Work required => Search the records for the word "with" and report each line that has it.

Given records =>
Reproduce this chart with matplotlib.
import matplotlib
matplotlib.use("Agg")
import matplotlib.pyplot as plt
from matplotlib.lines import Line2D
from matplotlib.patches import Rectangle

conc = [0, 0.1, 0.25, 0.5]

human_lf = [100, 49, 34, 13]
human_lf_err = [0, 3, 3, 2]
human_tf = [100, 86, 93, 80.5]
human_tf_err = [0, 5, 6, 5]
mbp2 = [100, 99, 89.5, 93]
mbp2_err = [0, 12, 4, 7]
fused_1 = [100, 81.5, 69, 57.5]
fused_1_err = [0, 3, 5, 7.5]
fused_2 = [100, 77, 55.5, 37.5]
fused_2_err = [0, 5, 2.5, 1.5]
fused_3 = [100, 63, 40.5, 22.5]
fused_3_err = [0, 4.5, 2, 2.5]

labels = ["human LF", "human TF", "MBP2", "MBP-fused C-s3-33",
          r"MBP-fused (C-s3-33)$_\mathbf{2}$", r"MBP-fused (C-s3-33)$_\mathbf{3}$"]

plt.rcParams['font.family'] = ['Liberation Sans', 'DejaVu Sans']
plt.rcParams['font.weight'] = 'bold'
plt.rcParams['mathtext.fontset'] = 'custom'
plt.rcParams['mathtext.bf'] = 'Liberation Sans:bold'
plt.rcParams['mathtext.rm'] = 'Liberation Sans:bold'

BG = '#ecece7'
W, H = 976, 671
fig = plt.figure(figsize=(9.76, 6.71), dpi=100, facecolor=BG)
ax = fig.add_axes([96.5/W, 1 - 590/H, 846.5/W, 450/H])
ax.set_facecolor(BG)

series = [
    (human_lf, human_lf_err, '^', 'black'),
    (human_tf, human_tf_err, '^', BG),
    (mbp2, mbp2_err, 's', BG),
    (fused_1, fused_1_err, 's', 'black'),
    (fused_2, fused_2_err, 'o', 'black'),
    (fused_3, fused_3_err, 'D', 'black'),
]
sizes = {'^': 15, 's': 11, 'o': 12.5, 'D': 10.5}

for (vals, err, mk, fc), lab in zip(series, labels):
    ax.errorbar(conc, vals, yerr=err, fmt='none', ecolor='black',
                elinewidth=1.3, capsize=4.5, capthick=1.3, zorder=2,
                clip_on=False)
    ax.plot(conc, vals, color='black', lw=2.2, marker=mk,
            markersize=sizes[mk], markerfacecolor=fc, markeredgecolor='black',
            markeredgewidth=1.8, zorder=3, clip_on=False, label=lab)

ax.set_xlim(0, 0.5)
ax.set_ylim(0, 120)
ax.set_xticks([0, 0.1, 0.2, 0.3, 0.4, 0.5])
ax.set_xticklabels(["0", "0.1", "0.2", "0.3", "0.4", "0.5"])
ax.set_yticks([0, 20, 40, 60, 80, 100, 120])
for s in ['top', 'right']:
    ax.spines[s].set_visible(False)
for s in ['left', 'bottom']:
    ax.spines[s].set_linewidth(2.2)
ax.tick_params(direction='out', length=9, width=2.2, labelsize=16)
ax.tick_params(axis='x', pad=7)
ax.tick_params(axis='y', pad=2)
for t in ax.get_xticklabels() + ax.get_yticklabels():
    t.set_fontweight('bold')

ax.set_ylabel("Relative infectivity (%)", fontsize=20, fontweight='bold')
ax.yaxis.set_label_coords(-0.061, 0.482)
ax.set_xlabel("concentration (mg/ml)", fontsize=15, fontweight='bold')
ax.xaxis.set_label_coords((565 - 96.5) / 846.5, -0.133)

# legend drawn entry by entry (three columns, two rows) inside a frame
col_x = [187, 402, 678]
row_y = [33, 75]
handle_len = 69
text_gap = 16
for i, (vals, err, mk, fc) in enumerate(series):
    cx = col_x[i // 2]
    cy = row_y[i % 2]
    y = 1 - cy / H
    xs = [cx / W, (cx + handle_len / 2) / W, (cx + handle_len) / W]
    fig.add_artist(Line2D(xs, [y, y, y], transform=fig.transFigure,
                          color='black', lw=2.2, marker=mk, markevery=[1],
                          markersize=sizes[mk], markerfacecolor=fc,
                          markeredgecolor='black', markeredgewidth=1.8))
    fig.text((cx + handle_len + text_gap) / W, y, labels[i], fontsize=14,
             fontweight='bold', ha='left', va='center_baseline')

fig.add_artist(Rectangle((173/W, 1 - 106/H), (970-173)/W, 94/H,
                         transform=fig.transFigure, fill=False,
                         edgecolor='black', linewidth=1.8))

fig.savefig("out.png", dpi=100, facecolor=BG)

---

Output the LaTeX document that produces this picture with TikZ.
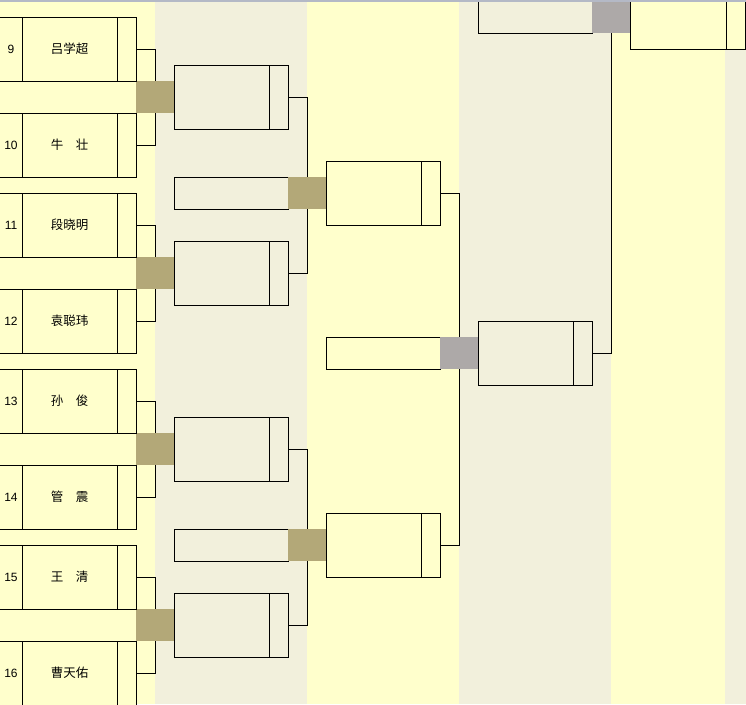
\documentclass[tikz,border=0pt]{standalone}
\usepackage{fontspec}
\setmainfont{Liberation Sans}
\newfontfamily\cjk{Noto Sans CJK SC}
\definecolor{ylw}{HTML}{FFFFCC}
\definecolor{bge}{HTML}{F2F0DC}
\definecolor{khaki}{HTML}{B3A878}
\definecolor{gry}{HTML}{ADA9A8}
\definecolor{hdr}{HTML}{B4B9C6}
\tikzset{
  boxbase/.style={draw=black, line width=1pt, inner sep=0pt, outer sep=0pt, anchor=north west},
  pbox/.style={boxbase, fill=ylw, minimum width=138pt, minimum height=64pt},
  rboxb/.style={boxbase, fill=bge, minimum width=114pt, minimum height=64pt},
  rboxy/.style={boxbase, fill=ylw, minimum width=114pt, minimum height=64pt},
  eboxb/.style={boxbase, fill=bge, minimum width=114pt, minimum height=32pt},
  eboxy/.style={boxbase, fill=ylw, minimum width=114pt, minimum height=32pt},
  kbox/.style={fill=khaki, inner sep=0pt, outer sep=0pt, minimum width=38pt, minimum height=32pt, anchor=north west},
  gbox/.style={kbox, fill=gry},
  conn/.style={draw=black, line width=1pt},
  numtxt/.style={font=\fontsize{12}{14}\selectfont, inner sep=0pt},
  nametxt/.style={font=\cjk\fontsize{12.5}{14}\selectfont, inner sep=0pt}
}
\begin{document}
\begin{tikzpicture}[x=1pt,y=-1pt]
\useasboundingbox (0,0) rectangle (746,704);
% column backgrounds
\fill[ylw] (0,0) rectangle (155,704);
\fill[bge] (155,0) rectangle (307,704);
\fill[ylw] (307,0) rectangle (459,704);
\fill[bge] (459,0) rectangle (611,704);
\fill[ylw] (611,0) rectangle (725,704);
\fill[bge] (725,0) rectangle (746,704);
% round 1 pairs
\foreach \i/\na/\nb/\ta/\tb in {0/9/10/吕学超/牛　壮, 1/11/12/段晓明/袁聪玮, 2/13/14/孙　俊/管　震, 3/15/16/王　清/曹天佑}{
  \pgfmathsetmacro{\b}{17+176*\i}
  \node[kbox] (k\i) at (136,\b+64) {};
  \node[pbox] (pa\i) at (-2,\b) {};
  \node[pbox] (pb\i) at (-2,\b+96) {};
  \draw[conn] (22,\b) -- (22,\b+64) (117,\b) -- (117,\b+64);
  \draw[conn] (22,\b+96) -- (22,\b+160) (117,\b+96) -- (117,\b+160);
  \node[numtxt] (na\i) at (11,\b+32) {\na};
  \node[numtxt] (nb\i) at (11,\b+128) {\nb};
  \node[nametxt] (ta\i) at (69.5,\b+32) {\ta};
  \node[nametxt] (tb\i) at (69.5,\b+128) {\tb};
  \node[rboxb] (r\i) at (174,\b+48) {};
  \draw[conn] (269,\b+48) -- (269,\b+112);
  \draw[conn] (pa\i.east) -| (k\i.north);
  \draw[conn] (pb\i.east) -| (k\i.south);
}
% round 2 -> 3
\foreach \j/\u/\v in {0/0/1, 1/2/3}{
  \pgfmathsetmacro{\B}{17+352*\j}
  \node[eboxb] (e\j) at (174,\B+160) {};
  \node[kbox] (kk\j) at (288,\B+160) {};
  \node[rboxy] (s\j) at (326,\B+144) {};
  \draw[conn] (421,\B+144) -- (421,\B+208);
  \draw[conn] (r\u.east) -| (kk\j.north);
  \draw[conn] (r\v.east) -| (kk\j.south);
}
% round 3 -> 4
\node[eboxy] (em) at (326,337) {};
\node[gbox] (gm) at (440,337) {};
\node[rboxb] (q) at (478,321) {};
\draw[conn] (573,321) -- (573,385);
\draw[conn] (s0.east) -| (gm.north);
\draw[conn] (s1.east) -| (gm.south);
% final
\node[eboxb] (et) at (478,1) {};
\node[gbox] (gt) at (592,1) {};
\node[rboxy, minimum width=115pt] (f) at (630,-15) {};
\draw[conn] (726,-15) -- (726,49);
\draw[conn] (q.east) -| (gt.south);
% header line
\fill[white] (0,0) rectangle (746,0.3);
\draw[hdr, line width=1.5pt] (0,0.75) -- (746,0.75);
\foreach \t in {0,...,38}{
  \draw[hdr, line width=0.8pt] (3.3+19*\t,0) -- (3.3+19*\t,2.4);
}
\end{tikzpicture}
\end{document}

...

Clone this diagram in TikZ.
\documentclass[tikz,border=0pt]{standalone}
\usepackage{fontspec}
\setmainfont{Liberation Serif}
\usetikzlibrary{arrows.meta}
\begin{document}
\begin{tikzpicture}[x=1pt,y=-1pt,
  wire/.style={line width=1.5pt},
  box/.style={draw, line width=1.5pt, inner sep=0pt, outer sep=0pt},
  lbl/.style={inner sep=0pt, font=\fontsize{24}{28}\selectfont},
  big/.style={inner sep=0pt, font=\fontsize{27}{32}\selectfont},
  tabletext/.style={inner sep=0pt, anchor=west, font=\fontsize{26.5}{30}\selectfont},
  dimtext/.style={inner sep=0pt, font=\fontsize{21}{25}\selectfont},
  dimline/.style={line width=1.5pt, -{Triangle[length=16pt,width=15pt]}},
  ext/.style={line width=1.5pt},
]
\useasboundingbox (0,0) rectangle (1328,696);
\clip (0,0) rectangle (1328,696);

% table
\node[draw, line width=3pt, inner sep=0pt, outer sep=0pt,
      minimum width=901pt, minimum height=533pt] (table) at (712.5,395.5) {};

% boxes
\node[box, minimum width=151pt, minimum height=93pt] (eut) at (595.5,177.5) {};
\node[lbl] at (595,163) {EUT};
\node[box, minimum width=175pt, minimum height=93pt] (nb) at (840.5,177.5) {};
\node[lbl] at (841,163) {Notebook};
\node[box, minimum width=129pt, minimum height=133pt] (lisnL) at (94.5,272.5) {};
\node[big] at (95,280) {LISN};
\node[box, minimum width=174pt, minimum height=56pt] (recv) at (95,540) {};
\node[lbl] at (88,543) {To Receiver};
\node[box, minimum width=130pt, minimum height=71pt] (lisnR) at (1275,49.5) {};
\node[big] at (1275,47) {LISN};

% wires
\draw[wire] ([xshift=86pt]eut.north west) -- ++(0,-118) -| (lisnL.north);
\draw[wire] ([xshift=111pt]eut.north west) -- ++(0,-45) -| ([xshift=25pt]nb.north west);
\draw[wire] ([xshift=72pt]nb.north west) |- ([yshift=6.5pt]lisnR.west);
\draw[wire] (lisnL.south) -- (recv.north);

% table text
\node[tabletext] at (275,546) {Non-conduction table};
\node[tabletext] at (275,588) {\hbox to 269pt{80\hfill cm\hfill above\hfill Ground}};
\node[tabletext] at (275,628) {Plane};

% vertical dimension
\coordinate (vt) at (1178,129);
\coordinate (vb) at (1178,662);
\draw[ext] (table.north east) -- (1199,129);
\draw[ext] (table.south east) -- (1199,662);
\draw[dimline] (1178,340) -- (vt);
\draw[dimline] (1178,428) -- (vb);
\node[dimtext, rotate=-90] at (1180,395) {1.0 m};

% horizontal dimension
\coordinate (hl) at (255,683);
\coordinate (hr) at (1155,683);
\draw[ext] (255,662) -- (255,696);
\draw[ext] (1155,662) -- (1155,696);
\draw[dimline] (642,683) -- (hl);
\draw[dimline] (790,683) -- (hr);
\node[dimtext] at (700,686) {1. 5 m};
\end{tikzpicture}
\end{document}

The result =>
Reproduce this chart with matplotlib.
Output the LaTeX document that produces this picture with TikZ.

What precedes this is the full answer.